Pursuant to the Agreement, a member of the Board of Ridgewood
Financial, Inc. will become a member of the Board of Boiling Springs Bank and
its holding companies. In addition, Boiling Springs Bank will establish a
Ridgewood Advisory Board of Directors. The existing non- employee directors of
Ridgewood and the President of Ridgewood Bank, Susan Naruk, will continue to
serve on the Advisory Board, and President Naruk will continue to act as a
consultant and otherwise assist in the transition for three years.
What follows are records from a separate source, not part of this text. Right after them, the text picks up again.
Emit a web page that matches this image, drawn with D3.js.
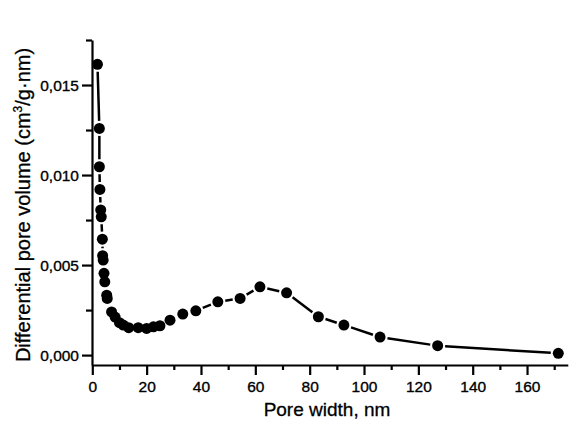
<!DOCTYPE html>
<html><head><meta charset="utf-8">
<script src="https://cdn.jsdelivr.net/npm/d3@7"></script>
<style>body{margin:0;background:#fff}svg{display:block}text{font-family:Arial,"Liberation Sans",sans-serif;fill:#000}</style>
</head><body><svg id="c" width="569" height="421"></svg>
<script>
const poreWidth = [1.9,2.6,2.6,2.8,3.1,3.3,3.7,3.8,4.0,4.3,4.6,5.3,5.5,7.1,8.4,10.0,11.4,13.4,16.9,20.0,22.5,24.9,28.6,33.3,38.1,46.2,54.4,61.7,71.5,83.2,92.6,105.9,127.1,171.5];
const diffVolume = [0.01615,0.01259,0.01046,0.0092,0.00806,0.00768,0.00644,0.00552,0.00528,0.00454,0.00407,0.00333,0.00315,0.0024,0.00211,0.0018,0.00167,0.00152,0.00152,0.00148,0.00157,0.00163,0.00194,0.00228,0.00246,0.00296,0.00315,0.00379,0.00346,0.00213,0.00167,0.001,0.00052,0.0001];
const xTickValues = [0,20,40,60,80,100,120,140,160];
const xMinorValues = [10,30,50,70,90,110,130,150,170];
const yTickValues = [0,0.005,0.010,0.015];
const yTickLabels = ["0,000","0,005","0,010","0,015"];
const yMinorValues = [0.0025,0.0075,0.0125,0.0175];
const xTitle = "Pore width, nm";

const svg = d3.select("#c");
const x = d3.scaleLinear().domain([0,175]).range([92.3,567.8]);
const y = d3.scaleLinear().domain([-0.00055,0.0175]).range([365,40]);

const gx = svg.append("g").attr("transform","translate(0,365)");
gx.call(d3.axisBottom(x).tickValues(xTickValues).tickSize(10).tickSizeOuter(0).tickFormat(d3.format("d")));
gx.append("g").call(d3.axisBottom(x).tickValues(xMinorValues).tickSize(5).tickFormat(""));
gx.selectAll("g > g path.domain").remove();
gx.selectAll("path.domain").attr("stroke","#000").attr("stroke-width",2.2);
gx.selectAll(".tick line").attr("stroke","#000").attr("stroke-width",2.2);
gx.selectAll(".tick text").attr("font-size",15.5).attr("dy",0).attr("y",27)
  .attr("stroke","#000").attr("stroke-width",0.35)
  .attr("font-family","Arial, 'Liberation Sans', sans-serif");

const gy = svg.append("g").attr("transform","translate(92,0)");
gy.call(d3.axisLeft(y).tickValues(yTickValues).tickSize(10).tickSizeOuter(0).tickFormat((d,i)=>yTickLabels[i]));
gy.append("g").call(d3.axisLeft(y).tickValues(yMinorValues).tickSize(6).tickFormat(""));
gy.selectAll("g > g path.domain").remove();
gy.selectAll("path.domain").attr("stroke","#000").attr("stroke-width",2.2);
gy.selectAll(".tick line").attr("stroke","#000").attr("stroke-width",2.2);
gy.selectAll(".tick text").attr("font-size",15.5).attr("x",-13).attr("dy","0.35em")
  .attr("stroke","#000").attr("stroke-width",0.35)
  .attr("font-family","Arial, 'Liberation Sans', sans-serif");

// line with gaps near markers
const pts = poreWidth.map((d,i)=>[x(d), y(diffVolume[i])]);
const gap = 7.5;
const segs = [];
for (let i=0;i<pts.length-1;i++){
  const [x1,y1]=pts[i],[x2,y2]=pts[i+1];
  const L=Math.hypot(x2-x1,y2-y1);
  if (L>2*gap+1){
    const ux=(x2-x1)/L, uy=(y2-y1)/L;
    segs.push([x1+ux*gap,y1+uy*gap,x2-ux*gap,y2-uy*gap]);
  }
}
svg.append("g").selectAll("line").data(segs).join("line")
  .attr("x1",d=>d[0]).attr("y1",d=>d[1]).attr("x2",d=>d[2]).attr("y2",d=>d[3])
  .attr("stroke","#000").attr("stroke-width",2.5);

svg.append("g").selectAll("circle").data(poreWidth).join("circle")
  .attr("cx",d=>x(d)).attr("cy",(d,i)=>y(diffVolume[i])).attr("r",5.5).attr("fill","#000");

svg.append("text").attr("x",327).attr("y",416).attr("text-anchor","middle")
  .attr("font-size",19).attr("stroke","#000").attr("stroke-width",0.3).text(xTitle);
const yt = svg.append("text").attr("transform","translate(30,205) rotate(-90)")
  .attr("text-anchor","middle").attr("font-size",20).attr("stroke","#000").attr("stroke-width",0.3);
yt.append("tspan").text("Differential pore volume (cm");
yt.append("tspan").attr("font-size",12).attr("dy",-8).text("3");
yt.append("tspan").attr("dy",8).text("/g·nm)");
</script></body></html>
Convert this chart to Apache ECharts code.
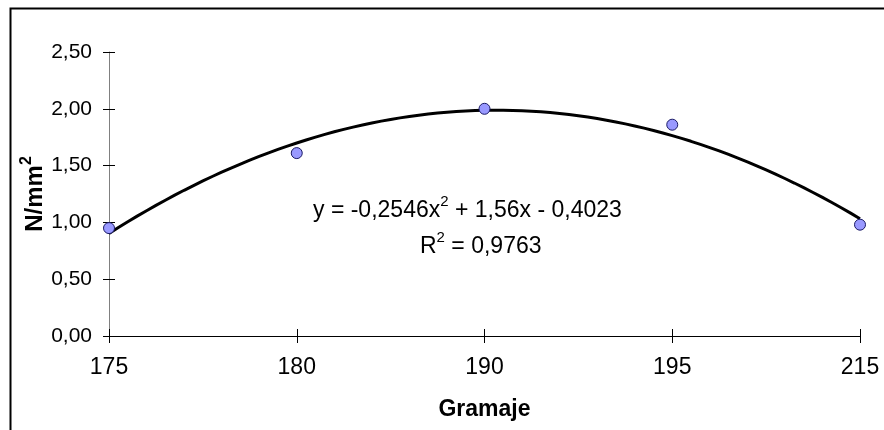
<!DOCTYPE html>
<html>
<head>
<meta charset="utf-8">
<script src="https://cdn.jsdelivr.net/npm/echarts@6/dist/echarts.min.js"></script>
<style>
html,body{margin:0;padding:0;background:#fff;}
#c{width:884px;height:430px;}
</style>
</head>
<body>
<div id="c"></div>
<script>
const categories = ['175', '180', '190', '195', '215'];
const values = [0.95, 1.61, 2.00, 1.86, 0.98];
const trendCoef = [-0.2546, 1.56, -0.4023];
const yMin = 0, yMax = 2.5, yStep = 0.5;

const FONT = '"Liberation Sans", Arial, sans-serif';
const pts = values.map((v, i) => [i + 1, v]);
const trend = [];
for (let i = 0; i <= 80; i++) {
  const x = 1 + i * 0.05;
  trend.push([x, trendCoef[0] * x * x + trendCoef[1] * x + trendCoef[2]]);
}
const fmtY = v => v.toFixed(2).replace('.', ',');
const gridPos = {left: 109, right: 24, top: 52, bottom: 94};

const chart = echarts.init(document.getElementById('c'));
chart.setOption({
  animation: false,
  backgroundColor: '#fff',
  grid: [Object.assign({}, gridPos), Object.assign({}, gridPos)],
  xAxis: [{
    type: 'value', min: 1, max: categories.length, interval: 1, gridIndex: 0,
    splitLine: {show: false},
    axisLine: {show: true, onZero: false, lineStyle: {color: '#000', width: 1}},
    axisTick: {show: true, length: 7, lineStyle: {color: '#000'}},
    axisLabel: {formatter: v => categories[v - 1] || '', color: '#000', fontFamily: FONT, fontSize: 23, margin: 20},
    name: 'Gramaje', nameLocation: 'middle', nameGap: 62,
    nameTextStyle: {fontFamily: FONT, fontSize: 23, fontWeight: 'bold', color: '#000'}
  }, {
    type: 'value', min: 1, max: categories.length, interval: 1, gridIndex: 1,
    splitLine: {show: false}, axisLine: {show: false},
    axisTick: {show: true, inside: true, length: 7, lineStyle: {color: '#000'}},
    axisLabel: {show: false}
  }],
  yAxis: [{
    type: 'value', min: yMin, max: yMax, interval: yStep, gridIndex: 0,
    splitLine: {show: false},
    axisLine: {show: true, lineStyle: {color: '#808080', width: 1}},
    axisTick: {show: true, length: 6, lineStyle: {color: '#000'}},
    axisLabel: {formatter: fmtY, color: '#000', fontFamily: FONT, fontSize: 21, margin: 17},
    name: '{b|N/mm}{s|2}', nameLocation: 'middle', nameGap: 62, nameRotate: 90,
    nameMoveOverlap: false,
    nameTextStyle: {
      rich: {
        b: {fontFamily: FONT, fontSize: 24, fontWeight: 'bold', color: '#000', lineHeight: 28, verticalAlign: 'bottom'},
        s: {fontFamily: FONT, fontSize: 16, fontWeight: 'bold', color: '#000', lineHeight: 14, verticalAlign: 'top'}
      }
    }
  }, {
    type: 'value', min: yMin, max: yMax, interval: yStep, gridIndex: 1,
    splitLine: {show: false}, axisLine: {show: false},
    axisTick: {show: true, inside: true, length: 6, lineStyle: {color: '#000'}},
    axisLabel: {show: false}
  }],
  series: [{
    type: 'line', data: trend, showSymbol: false, symbol: 'none',
    lineStyle: {color: '#000', width: 3}, z: 3
  }, {
    type: 'scatter', data: pts, symbol: 'circle', symbolSize: 11,
    itemStyle: {color: '#9999FF', borderColor: '#1a1a66', borderWidth: 1, opacity: 1}, z: 4
  }],
  graphic: [{
    type: 'rect', left: 8, top: 6, silent: true,
    shape: {width: 1000, height: 1000},
    style: {fill: 'none', stroke: '#000', lineWidth: 2}
  }, {
    type: 'text', left: 313, top: 194, silent: true,
    style: {
      text: '{a|y = -0,2546x}{s|2}{a| + 1,56x - 0,4023}',
      rich: {
        a: {fontFamily: FONT, fontSize: 23, color: '#000', lineHeight: 28, verticalAlign: 'bottom'},
        s: {fontFamily: FONT, fontSize: 15, color: '#000', lineHeight: 15, verticalAlign: 'top'}
      }
    }
  }, {
    type: 'text', left: 420, top: 230, silent: true,
    style: {
      text: '{a|R}{s|2}{a| = 0,9763}',
      rich: {
        a: {fontFamily: FONT, fontSize: 23, color: '#000', lineHeight: 28, verticalAlign: 'bottom'},
        s: {fontFamily: FONT, fontSize: 15, color: '#000', lineHeight: 15, verticalAlign: 'top'}
      }
    }
  }]
});
</script>
</body>
</html>
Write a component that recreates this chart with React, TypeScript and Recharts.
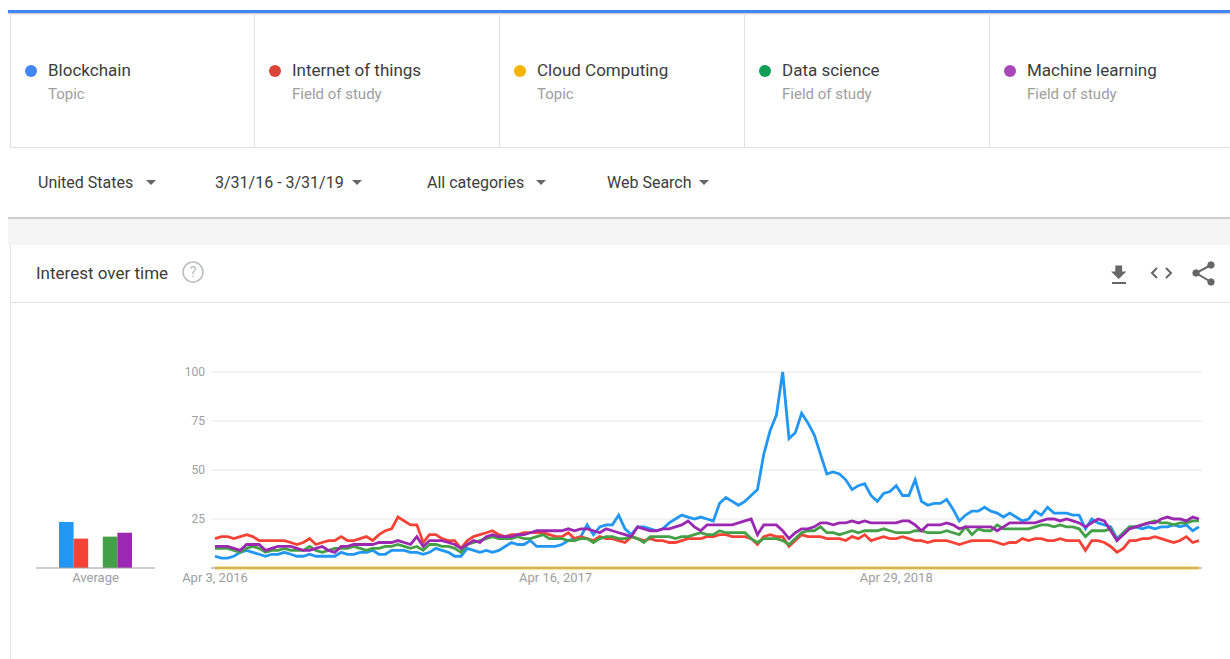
import { LineChart, Line, BarChart, Bar, XAxis, YAxis, CartesianGrid } from 'recharts';

// weekly interest, Apr 3 2016 .. Mar 31 2019 (157 weeks)
const blockchain = [
  6, 5, 5, 6, 8, 9, 8, 7, 6, 7,
  7, 8, 7, 6, 6, 7, 6, 6, 6, 6,
  8, 7, 7, 8, 8, 9, 7, 7, 9, 9,
  9, 8, 8, 7, 8, 10, 9, 8, 6, 6,
  10, 9, 8, 9, 8, 9, 11, 13, 12, 12,
  14, 11, 11, 11, 11, 12, 14, 15, 16, 22,
  17, 21, 22, 22, 27, 20, 17, 21, 21, 20,
  19, 20, 23, 25, 27, 26, 25, 26, 25, 24,
  33, 36, 34, 32, 34, 37, 40, 58, 70, 78,
  100, 66, 69, 79, 74, 68, 58, 48, 49, 48,
  45, 40, 42, 43, 37, 34, 38, 39, 42, 37,
  37, 45, 34, 32, 33, 33, 35, 30, 24, 27,
  29, 29, 31, 29, 28, 26, 28, 26, 24, 25,
  29, 27, 31, 28, 28, 28, 27, 27, 20, 25,
  23, 22, 21, 15, 18, 21, 21, 20, 21, 20,
  21, 21, 22, 21, 22, 19, 21,
];

const internetOfThings = [
  15, 16, 16, 15, 16, 17, 16, 14, 14, 14,
  14, 14, 13, 12, 13, 15, 12, 13, 14, 14,
  16, 14, 14, 15, 16, 14, 17, 19, 20, 26,
  24, 22, 22, 13, 17, 17, 15, 14, 14, 10,
  14, 16, 17, 18, 19, 17, 16, 17, 17, 18,
  18, 18, 18, 17, 16, 16, 18, 15, 16, 15,
  14, 16, 15, 15, 14, 13, 16, 15, 14, 15,
  14, 14, 13, 13, 14, 15, 15, 15, 16, 16,
  17, 17, 16, 16, 16, 15, 12, 16, 17, 16,
  16, 11, 14, 17, 16, 16, 16, 15, 15, 15,
  14, 16, 15, 17, 14, 15, 16, 15, 15, 16,
  15, 14, 14, 13, 14, 14, 14, 13, 12, 13,
  14, 14, 14, 14, 13, 12, 13, 13, 15, 14,
  15, 15, 14, 14, 15, 14, 14, 14, 9, 14,
  14, 13, 11, 8, 10, 14, 14, 15, 15, 16,
  15, 14, 13, 14, 16, 13, 14,
];

const cloudComputing = [
  0, 0, 0, 0, 0, 0, 0, 0, 0, 0, 0, 0, 0, 0, 0, 0, 0, 0, 0, 0,
  0, 0, 0, 0, 0, 0, 0, 0, 0, 0, 0, 0, 0, 0, 0, 0, 0, 0, 0, 0,
  0, 0, 0, 0, 0, 0, 0, 0, 0, 0, 0, 0, 0, 0, 0, 0, 0, 0, 0, 0,
  0, 0, 0, 0, 0, 0, 0, 0, 0, 0, 0, 0, 0, 0, 0, 0, 0, 0, 0, 0,
  0, 0, 0, 0, 0, 0, 0, 0, 0, 0, 0, 0, 0, 0, 0, 0, 0, 0, 0, 0,
  0, 0, 0, 0, 0, 0, 0, 0, 0, 0, 0, 0, 0, 0, 0, 0, 0, 0, 0, 0,
  0, 0, 0, 0, 0, 0, 0, 0, 0, 0, 0, 0, 0, 0, 0, 0, 0, 0, 0, 0,
  0, 0, 0, 0, 0, 0, 0, 0, 0, 0, 0, 0, 0, 0, 0, 0, 0,
];

const dataScience = [
  10, 10, 10, 9, 8, 10, 11, 10, 8, 9,
  9, 10, 9, 9, 9, 11, 9, 8, 9, 10,
  10, 10, 11, 10, 9, 10, 10, 11, 11, 12,
  11, 10, 11, 9, 12, 12, 11, 11, 10, 8,
  12, 13, 14, 15, 16, 15, 15, 15, 16, 15,
  15, 16, 17, 15, 15, 15, 14, 14, 15, 15,
  13, 15, 16, 16, 15, 15, 16, 15, 13, 16,
  16, 16, 16, 15, 16, 16, 17, 18, 17, 17,
  19, 18, 18, 18, 18, 15, 13, 15, 15, 15,
  14, 12, 15, 18, 19, 19, 21, 18, 18, 17,
  18, 19, 18, 19, 19, 19, 20, 19, 18, 18,
  18, 19, 19, 18, 18, 18, 19, 18, 17, 21,
  17, 20, 19, 19, 22, 20, 20, 20, 20, 20,
  21, 22, 22, 21, 22, 21, 21, 20, 16, 19,
  19, 19, 20, 14, 18, 21, 21, 22, 23, 24,
  23, 23, 22, 23, 23, 24, 24,
];

const machineLearning = [
  11, 11, 11, 10, 9, 12, 12, 12, 9, 10,
  11, 11, 11, 10, 9, 9, 10, 11, 9, 8,
  11, 11, 12, 12, 12, 12, 13, 13, 13, 14,
  13, 12, 16, 11, 14, 14, 14, 13, 12, 10,
  12, 14, 13, 16, 17, 16, 16, 16, 17, 17,
  18, 19, 19, 19, 19, 19, 20, 19, 20, 20,
  19, 18, 20, 19, 18, 17, 16, 21, 20, 19,
  19, 20, 20, 21, 22, 24, 21, 19, 22, 22,
  22, 22, 22, 23, 24, 25, 17, 22, 22, 22,
  19, 15, 18, 20, 20, 21, 23, 23, 22, 23,
  23, 24, 23, 24, 23, 23, 23, 23, 23, 24,
  24, 22, 19, 22, 22, 22, 23, 22, 20, 21,
  21, 21, 21, 21, 19, 21, 23, 23, 23, 23,
  23, 24, 25, 25, 24, 25, 24, 23, 21, 23,
  25, 24, 19, 14, 17, 20, 21, 22, 23, 23,
  25, 26, 25, 25, 24, 26, 25,
];

const averages = [23.5, 15, 0, 16, 18];

const termNames = ['Blockchain', 'Internet of things', 'Cloud Computing', 'Data science', 'Machine learning'];
const termTypes = ['Topic', 'Field of study', 'Topic', 'Field of study', 'Field of study'];
const dotColors = ['#4285f4', '#db4437', '#f4b400', '#0f9d58', '#ab47bc'];
const lineColors = ['#2196f3', '#f44336', '#ffca28', '#43a047', '#9c27b0'];

const xTickWeeks = [0, 54, 108];
const xTickLabels = ['Apr 3, 2016', 'Apr 16, 2017', 'Apr 29, 2018'];
const yTicks = [0, 25, 50, 75, 100];

const filters = ['United States', '3/31/16 - 3/31/19', 'All categories', 'Web Search'];
const filterX = [38, 215, 427, 607];
const arrowX = [151, 357, 541, 704];

const series = [blockchain, internetOfThings, cloudComputing, dataScience, machineLearning];
const keys = ['blockchain', 'iot', 'cloud', 'ds', 'ml'];

const rows = blockchain.map((_, i) => {
  const r: any = { week: i };
  keys.forEach((k, s) => { r[k] = series[s][i]; });
  return r;
});

const avgRow: any = { name: 'Average' };
keys.forEach((k, s) => { avgRow[k] = averages[s]; });

const font = 'Roboto, Arial, sans-serif';

function Arrow({ x, y }: { x: number; y: number }) {
  return (
    <svg style={{ position: 'absolute', left: x - 5, top: y - 3 }} width={10} height={6}>
      <path d="M0 0 L10 0 L5 5 Z" fill="#666" />
    </svg>
  );
}

function Icons() {
  return (
    <svg style={{ position: 'absolute', left: 1100, top: 258 }} width={130} height={32}>
      {/* download */}
      <path d="M15 7 h8 v7 h5 l-9 9 l-9 -9 h5 z" fill="#666" transform="translate(0,-1) scale(0.85) translate(3,3)" />
      <rect x={12} y={24} width={14} height={2} fill="#666" />
      {/* embed */}
      <path d="M57 10 l-5 5 l5 5 M66 10 l5 5 l-5 5" stroke="#666" strokeWidth={2} fill="none" />
      {/* share */}
      <g fill="#666" stroke="#666">
        <circle cx={111} cy={7} r={3.2} />
        <circle cx={96} cy={15} r={3.2} />
        <circle cx={111} cy={24} r={3.2} />
        <path d="M111 7 L96 15 L111 24" strokeWidth={2} fill="none" />
      </g>
    </svg>
  );
}

export default function App() {
  return (
    <div style={{ position: 'absolute', left: 0, top: 0, width: 1230, height: 659, overflow: 'hidden', background: '#fff', fontFamily: font }}>
      <div style={{ position: 'absolute', left: 8, top: 10, width: 1222, height: 3, background: '#4285f4', boxShadow: '0 1px 2px rgba(0,0,0,0.25)' }} />
      {termNames.map((t, i) => (
        <div key={t} style={{ position: 'absolute', left: 10 + i * 245, top: 13, width: 245, height: 135, borderLeft: i === 0 ? '1px solid #e0e0e0' : 'none', borderRight: '1px solid #e0e0e0', borderBottom: '1px solid #e0e0e0', boxSizing: 'border-box' }}>
          <div style={{ position: 'absolute', left: 14, top: 52, width: 12, height: 12, borderRadius: 6, background: dotColors[i] }} />
          <div style={{ position: 'absolute', left: 37, top: 47, fontSize: 17, lineHeight: '20px', color: '#3c3c3c' }}>{t}</div>
          <div style={{ position: 'absolute', left: 37, top: 73, fontSize: 15, lineHeight: '16px', color: '#9e9e9e' }}>{termTypes[i]}</div>
        </div>
      ))}
      {filters.map((f, i) => (
        <div key={f} style={{ position: 'absolute', left: filterX[i], top: 174, fontSize: 16, lineHeight: '18px', color: '#3c3c3c' }}>{f}</div>
      ))}
      {arrowX.map((x) => <Arrow key={x} x={x} y={183} />)}
      <div style={{ position: 'absolute', left: 8, top: 217, width: 1222, height: 28, background: '#f5f5f5', borderTop: '2px solid #cfcfcf', boxSizing: 'border-box' }} />
      <div style={{ position: 'absolute', left: 10, top: 245, width: 1220, height: 414, borderLeft: '1px solid #e6e6e6', background: '#fff', boxSizing: 'border-box' }} />
      <div style={{ position: 'absolute', left: 36, top: 263, fontSize: 17, lineHeight: '20px', color: '#3c3c3c' }}>Interest over time</div>
      <svg style={{ position: 'absolute', left: 181, top: 260 }} width={24} height={24}>
        <circle cx={12} cy={12} r={10} fill="none" stroke="#bbb" strokeWidth={1.5} />
        <text x={12} y={17} textAnchor="middle" fontSize={14} fill="#bbb" fontFamily={font}>?</text>
      </svg>
      <Icons />
      <div style={{ position: 'absolute', left: 10, top: 302, width: 1220, height: 1, background: '#e0e0e0' }} />

      <div style={{ position: 'absolute', left: 0, top: 340 }}>
        <BarChart width={170} height={258} data={[avgRow]} margin={{ top: 32, right: 15, left: 36, bottom: 0 }} barGap={0}>
          <YAxis hide domain={[0, 100]} />
          <XAxis dataKey="name" height={30} tickLine={false} tickSize={0} tickMargin={5} axisLine={{ stroke: '#9e9e9e' }} tick={{ fill: '#9e9e9e', fontSize: 13, fontFamily: font }} />
          {keys.map((k, s) => (
            <Bar key={k} dataKey={k} fill={lineColors[s]} barSize={14.6} isAnimationActive={false} />
          ))}
        </BarChart>
      </div>

      <div style={{ position: 'absolute', left: 0, top: 340 }}>
        <LineChart width={1230} height={258} data={rows} margin={{ top: 32, right: 28, left: 171, bottom: 0 }}>
          <CartesianGrid vertical={false} stroke="#e6e6e6" />
          <XAxis
            dataKey="week"
            type="number"
            domain={[0, 156]}
            ticks={xTickWeeks}
            tickFormatter={(v: number) => xTickLabels[xTickWeeks.indexOf(v)]}
            padding={{ left: 4, right: 3 }}
            height={30}
            tickLine={false}
            tickSize={0}
            tickMargin={5}
            axisLine={{ stroke: '#9e9e9e' }}
            tick={{ fill: '#9e9e9e', fontSize: 13, fontFamily: font }}
          />
          <YAxis
            width={40}
            domain={[0, 100]}
            ticks={yTicks}
            tickFormatter={(v: number) => (v === 0 ? '' : String(v))}
            axisLine={false}
            tickLine={false}
            tickSize={0}
            tickMargin={6}
            tick={{ fill: '#9e9e9e', fontSize: 12, fontFamily: font }}
          />
          {keys.map((k, s) => (
            <Line key={k} dataKey={k} type="linear" stroke={lineColors[s]} strokeWidth={2.8} dot={false} isAnimationActive={false} />
          ))}
        </LineChart>
      </div>
    </div>
  );
}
The merger of Boiling Springs Bank and Ridgewood Bank is subject to
several contingencies, including, the execution of the definitive agreement
between the parties, the receipt of regulatory approval and the approval of the
stockholders of Ridgewood Financial, Inc. The common stock of Ridgewood
Financial, Inc. currently trades on the Nasdaq National Market under the symbol
"RSBI."
Ridgewood may be filing a proxy statement and other relevant documents
concerning the merger with the Securities and Exchange Commission ("SEC"). WE
URGE INVESTORS TO READ THE PROXY STATEMENT AND ANY OTHER RELEVANT DOCUMENTS
FILED WITH THE SEC BECAUSE THEY WILL CONTAIN IMPORTANT INFORMATION. Investors
will be able to obtain the documents free of charge at the SEC's website,
www.sec.gov. In addition, documents filed with the SEC by Ridgewood will be
available free of charge from Ridgewood, Attn: Corporate Secretary, 55 North
Broad Street, Ridgewood, New Jersey 07450, telephone (201) 445-2000. INVESTORS
SHOULD READ THE PROXY STATEMENT CAREFULLY BEFORE MAKING A DECISION CONCERNING
THE MERGER.
Ridgewood and its directors and executive officers may be deemed to be
participants in the solicitation of proxies of Ridgewood stockholders to approve
the merger. Ridgewood's board of directors is composed of Susan E. Naruk, Nelson
Fiordalisi, Michael Azzara, Jerome Goodman, Bernard J. Hoogland, John Kandravy,
Robert S. Monteith, John J. Repetto, and Paul W. Thornwall. Collectively, the
directors and executive officers at Ridgewood may be deemed to beneficially own
approximately 5.4% of Ridgewood's common stock. This ownership information is as
of December 31, 1999.
The foregoing materials may contain forward-looking statements. We
caution that such statements may be subject o uncertainties and actual results
could differ materially and, therefore, investors should not place undue
reliance on any forward-looking statements. Ridgewood Financial, Inc.
specifically disclaims any obligation to publicly release the results of any
revisions that may be made to any forward-looking statements to reflect the
occurrence of any events or circumstances after the date of such statements.